* Goal of the exercise: Pick out the lines containing "file".

━━ Stored rows ━━

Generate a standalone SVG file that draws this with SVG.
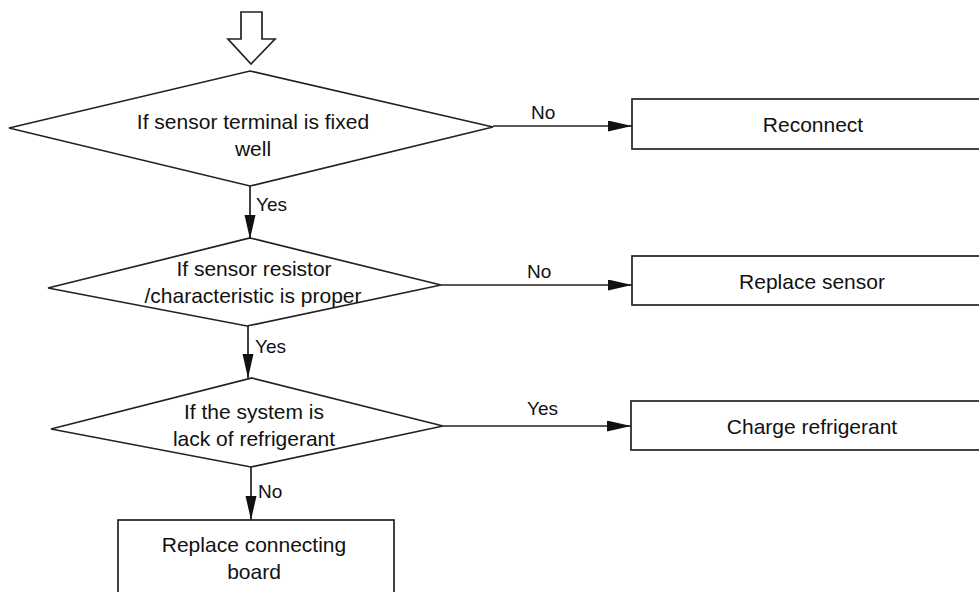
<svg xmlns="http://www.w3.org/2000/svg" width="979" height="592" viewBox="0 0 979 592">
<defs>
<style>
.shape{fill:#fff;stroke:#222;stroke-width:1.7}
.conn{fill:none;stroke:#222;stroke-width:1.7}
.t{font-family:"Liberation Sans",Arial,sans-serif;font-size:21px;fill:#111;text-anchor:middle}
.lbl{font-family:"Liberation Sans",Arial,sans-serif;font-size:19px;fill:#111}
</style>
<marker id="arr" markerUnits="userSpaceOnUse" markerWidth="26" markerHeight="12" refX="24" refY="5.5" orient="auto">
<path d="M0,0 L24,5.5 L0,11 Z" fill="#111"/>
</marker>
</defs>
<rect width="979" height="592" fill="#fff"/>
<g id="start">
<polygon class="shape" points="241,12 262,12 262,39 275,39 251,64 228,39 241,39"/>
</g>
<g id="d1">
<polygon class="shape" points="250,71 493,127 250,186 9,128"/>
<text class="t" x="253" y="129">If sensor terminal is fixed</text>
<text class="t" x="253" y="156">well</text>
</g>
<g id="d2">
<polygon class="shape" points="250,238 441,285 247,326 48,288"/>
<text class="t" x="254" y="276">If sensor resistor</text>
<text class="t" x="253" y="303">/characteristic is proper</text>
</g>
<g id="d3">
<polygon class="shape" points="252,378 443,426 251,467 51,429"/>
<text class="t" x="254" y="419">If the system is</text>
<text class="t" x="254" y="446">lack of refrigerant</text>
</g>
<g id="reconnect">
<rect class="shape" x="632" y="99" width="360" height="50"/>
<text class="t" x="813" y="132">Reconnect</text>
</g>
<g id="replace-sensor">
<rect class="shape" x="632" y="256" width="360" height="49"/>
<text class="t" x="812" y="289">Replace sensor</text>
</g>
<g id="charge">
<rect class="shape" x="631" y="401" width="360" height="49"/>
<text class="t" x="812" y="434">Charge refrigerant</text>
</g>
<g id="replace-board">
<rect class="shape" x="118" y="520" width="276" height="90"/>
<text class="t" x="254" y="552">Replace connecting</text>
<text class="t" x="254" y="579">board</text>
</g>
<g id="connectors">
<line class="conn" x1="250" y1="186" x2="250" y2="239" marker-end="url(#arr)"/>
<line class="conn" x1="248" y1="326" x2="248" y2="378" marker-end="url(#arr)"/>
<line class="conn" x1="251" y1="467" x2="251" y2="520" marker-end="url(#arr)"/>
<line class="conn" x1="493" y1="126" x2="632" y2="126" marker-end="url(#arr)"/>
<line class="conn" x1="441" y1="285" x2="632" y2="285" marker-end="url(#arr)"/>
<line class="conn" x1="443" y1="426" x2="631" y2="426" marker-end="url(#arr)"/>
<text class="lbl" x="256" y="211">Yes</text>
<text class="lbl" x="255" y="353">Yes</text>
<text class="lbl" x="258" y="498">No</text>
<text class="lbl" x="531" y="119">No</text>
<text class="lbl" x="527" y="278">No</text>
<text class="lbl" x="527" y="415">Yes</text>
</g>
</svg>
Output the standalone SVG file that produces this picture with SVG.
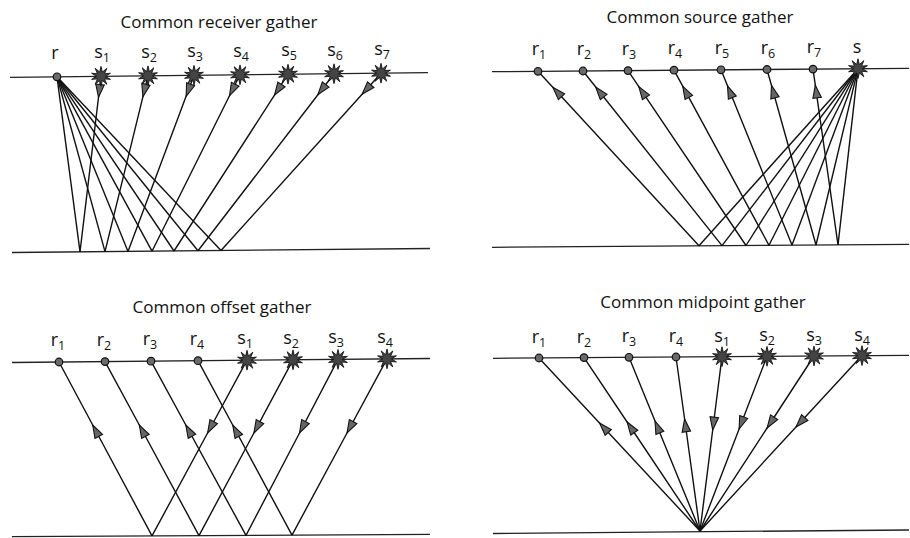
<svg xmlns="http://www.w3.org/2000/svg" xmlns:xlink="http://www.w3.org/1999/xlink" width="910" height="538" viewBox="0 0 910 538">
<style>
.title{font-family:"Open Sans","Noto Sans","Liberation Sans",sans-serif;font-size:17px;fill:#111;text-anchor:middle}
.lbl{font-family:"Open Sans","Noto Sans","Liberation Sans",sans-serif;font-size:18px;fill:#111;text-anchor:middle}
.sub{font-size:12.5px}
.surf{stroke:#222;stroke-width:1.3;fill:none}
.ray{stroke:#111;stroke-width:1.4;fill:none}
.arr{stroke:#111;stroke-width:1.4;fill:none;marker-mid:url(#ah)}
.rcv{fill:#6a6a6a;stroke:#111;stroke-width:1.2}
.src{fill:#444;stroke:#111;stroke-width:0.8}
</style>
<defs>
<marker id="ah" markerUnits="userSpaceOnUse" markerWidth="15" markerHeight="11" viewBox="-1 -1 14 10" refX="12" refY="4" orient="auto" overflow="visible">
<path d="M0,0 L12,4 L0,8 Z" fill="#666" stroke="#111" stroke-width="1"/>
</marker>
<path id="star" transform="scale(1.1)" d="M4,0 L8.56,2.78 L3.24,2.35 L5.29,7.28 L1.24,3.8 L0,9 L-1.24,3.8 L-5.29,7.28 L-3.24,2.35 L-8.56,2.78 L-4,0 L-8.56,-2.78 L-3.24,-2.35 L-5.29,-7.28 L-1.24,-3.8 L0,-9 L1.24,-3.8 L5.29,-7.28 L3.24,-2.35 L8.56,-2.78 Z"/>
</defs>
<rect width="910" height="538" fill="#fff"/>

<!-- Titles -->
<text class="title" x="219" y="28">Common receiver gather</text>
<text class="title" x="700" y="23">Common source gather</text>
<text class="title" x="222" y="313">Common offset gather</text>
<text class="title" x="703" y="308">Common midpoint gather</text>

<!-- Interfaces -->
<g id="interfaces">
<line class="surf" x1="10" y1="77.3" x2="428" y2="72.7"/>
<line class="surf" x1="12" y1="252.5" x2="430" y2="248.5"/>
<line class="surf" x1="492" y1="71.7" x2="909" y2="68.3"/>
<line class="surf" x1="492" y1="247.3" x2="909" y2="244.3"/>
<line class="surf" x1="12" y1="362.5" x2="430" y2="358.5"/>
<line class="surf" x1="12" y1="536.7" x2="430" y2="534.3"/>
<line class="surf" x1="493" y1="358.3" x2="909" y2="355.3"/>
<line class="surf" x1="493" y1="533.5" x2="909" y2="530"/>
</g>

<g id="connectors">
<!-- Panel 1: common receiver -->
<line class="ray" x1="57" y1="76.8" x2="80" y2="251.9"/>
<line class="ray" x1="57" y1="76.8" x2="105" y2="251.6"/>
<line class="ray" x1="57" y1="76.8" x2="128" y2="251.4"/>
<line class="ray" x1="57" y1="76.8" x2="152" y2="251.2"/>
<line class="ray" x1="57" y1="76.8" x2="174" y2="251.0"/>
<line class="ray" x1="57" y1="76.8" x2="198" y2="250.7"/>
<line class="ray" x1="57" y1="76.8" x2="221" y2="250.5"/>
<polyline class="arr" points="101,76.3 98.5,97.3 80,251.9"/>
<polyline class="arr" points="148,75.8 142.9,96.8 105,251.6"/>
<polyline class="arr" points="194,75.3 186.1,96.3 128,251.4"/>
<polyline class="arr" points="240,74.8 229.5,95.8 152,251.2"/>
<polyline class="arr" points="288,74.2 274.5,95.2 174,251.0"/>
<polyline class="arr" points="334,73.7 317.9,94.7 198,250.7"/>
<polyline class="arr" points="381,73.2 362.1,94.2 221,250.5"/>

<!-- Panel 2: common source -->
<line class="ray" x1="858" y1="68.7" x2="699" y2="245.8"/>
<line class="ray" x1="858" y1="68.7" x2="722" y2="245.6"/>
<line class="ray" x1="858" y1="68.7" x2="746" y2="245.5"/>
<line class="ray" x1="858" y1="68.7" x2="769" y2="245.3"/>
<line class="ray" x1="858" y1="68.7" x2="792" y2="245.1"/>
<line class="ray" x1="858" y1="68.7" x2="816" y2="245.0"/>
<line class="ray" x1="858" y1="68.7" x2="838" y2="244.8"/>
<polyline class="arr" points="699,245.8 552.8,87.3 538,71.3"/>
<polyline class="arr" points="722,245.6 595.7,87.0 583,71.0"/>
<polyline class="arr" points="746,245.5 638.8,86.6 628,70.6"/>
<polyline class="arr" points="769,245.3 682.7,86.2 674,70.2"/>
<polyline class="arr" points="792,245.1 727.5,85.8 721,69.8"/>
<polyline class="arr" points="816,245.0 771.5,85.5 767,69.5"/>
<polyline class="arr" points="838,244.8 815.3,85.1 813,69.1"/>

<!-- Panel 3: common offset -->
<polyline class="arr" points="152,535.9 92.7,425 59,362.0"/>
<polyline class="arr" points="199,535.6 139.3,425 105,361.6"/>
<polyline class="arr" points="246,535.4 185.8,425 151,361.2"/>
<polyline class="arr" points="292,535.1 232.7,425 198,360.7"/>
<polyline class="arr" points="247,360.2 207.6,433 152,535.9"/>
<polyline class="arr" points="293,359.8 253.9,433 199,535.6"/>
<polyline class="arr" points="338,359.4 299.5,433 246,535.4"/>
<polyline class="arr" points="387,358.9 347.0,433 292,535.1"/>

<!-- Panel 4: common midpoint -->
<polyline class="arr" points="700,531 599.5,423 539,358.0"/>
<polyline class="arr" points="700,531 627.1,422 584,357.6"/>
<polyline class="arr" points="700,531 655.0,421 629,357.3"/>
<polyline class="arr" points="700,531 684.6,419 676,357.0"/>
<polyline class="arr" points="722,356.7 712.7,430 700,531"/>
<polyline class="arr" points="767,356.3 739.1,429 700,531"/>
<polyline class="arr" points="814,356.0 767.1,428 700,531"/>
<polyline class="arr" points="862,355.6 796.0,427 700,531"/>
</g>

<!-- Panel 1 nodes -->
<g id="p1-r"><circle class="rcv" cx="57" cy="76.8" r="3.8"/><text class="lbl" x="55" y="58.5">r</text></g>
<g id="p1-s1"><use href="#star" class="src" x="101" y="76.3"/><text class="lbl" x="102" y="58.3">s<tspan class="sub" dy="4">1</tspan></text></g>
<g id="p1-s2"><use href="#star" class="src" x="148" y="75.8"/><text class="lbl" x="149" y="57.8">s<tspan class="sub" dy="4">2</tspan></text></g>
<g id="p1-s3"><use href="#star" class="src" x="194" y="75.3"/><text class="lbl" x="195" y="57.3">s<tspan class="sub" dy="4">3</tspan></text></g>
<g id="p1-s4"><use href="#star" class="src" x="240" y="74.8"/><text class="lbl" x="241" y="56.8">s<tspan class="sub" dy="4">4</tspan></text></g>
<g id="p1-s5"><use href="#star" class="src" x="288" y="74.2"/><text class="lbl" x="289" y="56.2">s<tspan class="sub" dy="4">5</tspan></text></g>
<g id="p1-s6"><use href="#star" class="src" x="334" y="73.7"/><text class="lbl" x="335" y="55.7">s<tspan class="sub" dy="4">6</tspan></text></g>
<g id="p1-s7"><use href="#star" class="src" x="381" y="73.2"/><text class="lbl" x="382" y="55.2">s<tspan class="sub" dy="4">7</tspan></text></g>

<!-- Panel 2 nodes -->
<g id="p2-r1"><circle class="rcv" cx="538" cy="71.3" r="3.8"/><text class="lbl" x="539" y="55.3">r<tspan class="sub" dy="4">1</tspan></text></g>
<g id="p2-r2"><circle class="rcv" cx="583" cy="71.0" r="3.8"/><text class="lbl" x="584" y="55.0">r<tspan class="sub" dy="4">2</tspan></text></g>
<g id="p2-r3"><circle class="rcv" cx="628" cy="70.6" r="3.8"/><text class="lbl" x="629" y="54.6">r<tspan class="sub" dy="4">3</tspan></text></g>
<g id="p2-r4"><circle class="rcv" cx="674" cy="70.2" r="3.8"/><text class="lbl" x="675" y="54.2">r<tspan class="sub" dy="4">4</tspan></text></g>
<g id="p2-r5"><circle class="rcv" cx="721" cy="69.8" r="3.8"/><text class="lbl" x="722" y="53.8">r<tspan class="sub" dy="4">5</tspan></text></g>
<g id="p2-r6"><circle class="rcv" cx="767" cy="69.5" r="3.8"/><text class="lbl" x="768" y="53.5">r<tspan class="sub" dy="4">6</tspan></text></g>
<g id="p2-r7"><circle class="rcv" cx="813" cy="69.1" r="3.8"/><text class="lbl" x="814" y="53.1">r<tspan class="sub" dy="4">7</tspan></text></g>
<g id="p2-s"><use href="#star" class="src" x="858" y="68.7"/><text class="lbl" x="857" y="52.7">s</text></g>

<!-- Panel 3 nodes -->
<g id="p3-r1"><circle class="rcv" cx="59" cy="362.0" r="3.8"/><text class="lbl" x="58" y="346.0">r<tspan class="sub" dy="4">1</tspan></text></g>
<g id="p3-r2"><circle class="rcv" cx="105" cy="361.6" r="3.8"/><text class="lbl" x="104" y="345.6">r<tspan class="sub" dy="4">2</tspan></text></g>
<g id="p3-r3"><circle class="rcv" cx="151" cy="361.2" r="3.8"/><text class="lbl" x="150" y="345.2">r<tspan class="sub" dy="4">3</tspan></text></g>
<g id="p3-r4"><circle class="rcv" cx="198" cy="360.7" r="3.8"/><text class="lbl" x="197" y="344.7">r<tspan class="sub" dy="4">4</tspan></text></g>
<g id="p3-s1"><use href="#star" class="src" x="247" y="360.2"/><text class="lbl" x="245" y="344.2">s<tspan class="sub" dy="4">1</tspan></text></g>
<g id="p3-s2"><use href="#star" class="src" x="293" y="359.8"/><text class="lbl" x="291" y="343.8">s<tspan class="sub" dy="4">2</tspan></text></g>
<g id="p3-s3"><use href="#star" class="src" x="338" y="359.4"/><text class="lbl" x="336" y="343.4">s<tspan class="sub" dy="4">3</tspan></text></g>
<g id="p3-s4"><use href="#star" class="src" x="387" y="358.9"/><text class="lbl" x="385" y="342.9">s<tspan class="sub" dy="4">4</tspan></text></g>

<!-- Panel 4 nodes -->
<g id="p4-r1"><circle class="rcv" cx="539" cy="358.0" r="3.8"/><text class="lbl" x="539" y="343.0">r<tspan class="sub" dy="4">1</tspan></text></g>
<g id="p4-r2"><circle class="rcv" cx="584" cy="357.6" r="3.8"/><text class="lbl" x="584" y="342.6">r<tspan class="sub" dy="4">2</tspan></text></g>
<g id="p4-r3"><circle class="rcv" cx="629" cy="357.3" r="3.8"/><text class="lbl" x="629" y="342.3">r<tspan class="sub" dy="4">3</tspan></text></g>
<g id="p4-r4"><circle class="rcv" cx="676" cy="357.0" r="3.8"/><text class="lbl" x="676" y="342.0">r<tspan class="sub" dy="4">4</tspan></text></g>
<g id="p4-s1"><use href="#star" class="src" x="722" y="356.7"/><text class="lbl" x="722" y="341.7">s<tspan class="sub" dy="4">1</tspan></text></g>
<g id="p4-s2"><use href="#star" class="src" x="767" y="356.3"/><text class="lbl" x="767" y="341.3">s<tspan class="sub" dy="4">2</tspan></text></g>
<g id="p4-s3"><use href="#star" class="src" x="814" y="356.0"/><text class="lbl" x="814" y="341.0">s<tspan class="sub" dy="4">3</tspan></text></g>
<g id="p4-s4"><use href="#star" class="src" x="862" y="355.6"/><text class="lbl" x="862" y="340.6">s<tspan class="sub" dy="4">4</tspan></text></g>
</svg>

━━━

* Result:
Generate a standalone SVG file that draws this with SVG.
Output the standalone SVG file that produces this picture with SVG.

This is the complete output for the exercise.